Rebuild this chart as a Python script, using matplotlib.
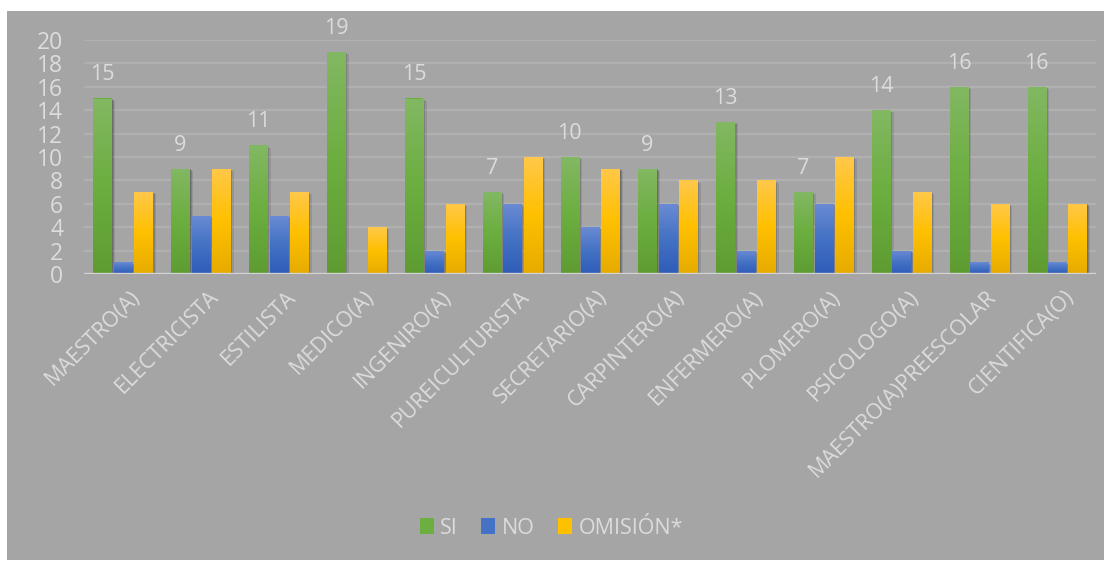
import numpy as np
import matplotlib
matplotlib.use("Agg")
import matplotlib.pyplot as plt
from matplotlib.patches import Rectangle
from matplotlib.colors import LinearSegmentedColormap
import matplotlib.patheffects as pe
import matplotlib.transforms as mtransforms

plt.rcParams['font.family'] = ['Open Sans', 'DejaVu Sans']

categories = ["MAESTRO(A)", "ELECTRICISTA", "ESTILISTA", "MEDICO(A)", "INGENIRO(A)",
              "PUREICULTURISTA", "SECRETARIO(A)", "CARPINTERO(A)", "ENFERMERO(A)",
              "PLOMERO(A)", "PSICOLOGO(A)", "MAESTRO(A)PREESCOLAR", "CIENTIFICA(O)"]
si = [15, 9, 11, 19, 15, 7, 10, 9, 13, 7, 14, 16, 16]
no = [1, 5, 5, 0, 2, 6, 4, 6, 2, 6, 2, 1, 1]
omision = [7, 9, 7, 4, 6, 10, 9, 8, 8, 10, 7, 6, 6]
series_names = ["SI", "NO", "OMISIÓN*"]
y_ticks = [0, 2, 4, 6, 8, 10, 12, 14, 16, 18, 20]

BG = "#a5a5a5"
TXT = "#dcdcdc"
GRID = "#b0b0b0"

# top, middle, bottom colours of each series' gradient fill
gradients = [
    ["#82b863", "#6cae3f", "#5e9c32"],
    ["#6b8bd4", "#4472c4", "#2f5cb8"],
    ["#ffc84a", "#ffc000", "#e6ab00"],
]

W, H = 1114, 562
fig = plt.figure(figsize=(W / 100, H / 100), dpi=100, facecolor="white")

# grey chart area
bg = fig.add_axes([7 / W, 2 / H, (1104 - 7) / W, (560 - 11) / H], zorder=0)
bg.set_facecolor(BG)
bg.set_xticks([])
bg.set_yticks([])
for s in bg.spines.values():
    s.set_visible(False)

ax = fig.add_axes([84 / W, 1 - 274 / H, 1012 / W, 234 / H], zorder=1)
ax.set_facecolor("none")
for s in ax.spines.values():
    s.set_visible(False)

x = np.arange(len(categories))
bw = 0.232
gap = 0.03
offsets = [-(bw + gap), 0, bw + gap]
shadow = [pe.SimplePatchShadow(offset=(2.6, -1.6), shadow_rgbFace="black", alpha=0.10),
          pe.SimplePatchShadow(offset=(1.6, -1.0), shadow_rgbFace="black", alpha=0.14),
          pe.SimplePatchShadow(offset=(0.8, -0.5), shadow_rgbFace="black", alpha=0.16),
          pe.Normal()]

all_bars = []
for vals, off, grad, name in zip([si, no, omision], offsets, gradients, series_names):
    bars = ax.bar(x + off, vals, width=bw, color=grad[1], label=name, zorder=3,
                  linewidth=0)
    cmap = LinearSegmentedColormap.from_list(name, grad[::-1])
    img = np.linspace(0, 1, 256).reshape(-1, 1)
    for p in bars:
        h = p.get_height()
        if h <= 0:
            continue
        p.set_path_effects(shadow)
        im = ax.imshow(img, extent=(p.get_x(), p.get_x() + p.get_width(), 0, h),
                       origin="lower", aspect="auto", cmap=cmap, zorder=4)
        im.set_clip_path(p)
    all_bars.append(bars)

# value labels on the SI series
for p, v in zip(all_bars[0], si):
    ax.annotate(str(v), (p.get_x() + p.get_width() / 2, v), xytext=(0, 13),
                textcoords="offset points", ha="center", va="baseline",
                fontsize=15.5, color=TXT, annotation_clip=False)

ax.set_xlim(-0.5, len(categories) - 0.5)
ax.set_ylim(0, 20)
ax.set_yticks(y_ticks)
ax.set_yticklabels([str(t) for t in y_ticks])
for t in y_ticks[1:]:
    ax.axhline(t, color=GRID, lw=1.6, zorder=1)
ax.axhline(0, color="#d4d4d4", lw=2.4, zorder=5)

ax.tick_params(axis="y", length=0, pad=15, labelsize=16.5, labelcolor=TXT)
ax.tick_params(axis="x", length=0, pad=9, labelsize=15.5, labelcolor=TXT)
ax.set_xticks(x)
ax.set_xticklabels(categories, rotation=45, ha="right", rotation_mode="anchor")
shift = mtransforms.ScaledTranslation(5 / 72, 0, fig.dpi_scale_trans)
for lab in ax.get_xticklabels():
    lab.set_transform(lab.get_transform() + shift)

handles = [Rectangle((0, 0), 1, 1, facecolor=g[1], edgecolor="none") for g in gradients]
leg = fig.legend(handles, series_names, loc="center", bbox_to_anchor=(0.495, 1 - 528 / H),
                 ncol=3, frameon=False, fontsize=15.5, labelcolor=TXT,
                 handlelength=0.65, handleheight=0.7, handletextpad=0.3,
                 columnspacing=1.1)
leg.set_zorder(2)

fig.savefig("out.png", dpi=100, facecolor="white")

# [What is asked]
Skip the pictures and restate exactly the lines from the beginning of the listing to the line with "import matplotlib.transforms as mtransforms", that line included.

# [Response to this task]
Rebuild this chart as a Python script, using matplotlib.
import numpy as np
import matplotlib
matplotlib.use("Agg")
import matplotlib.pyplot as plt
from matplotlib.patches import Rectangle
from matplotlib.colors import LinearSegmentedColormap
import matplotlib.patheffects as pe
import matplotlib.transforms as mtransforms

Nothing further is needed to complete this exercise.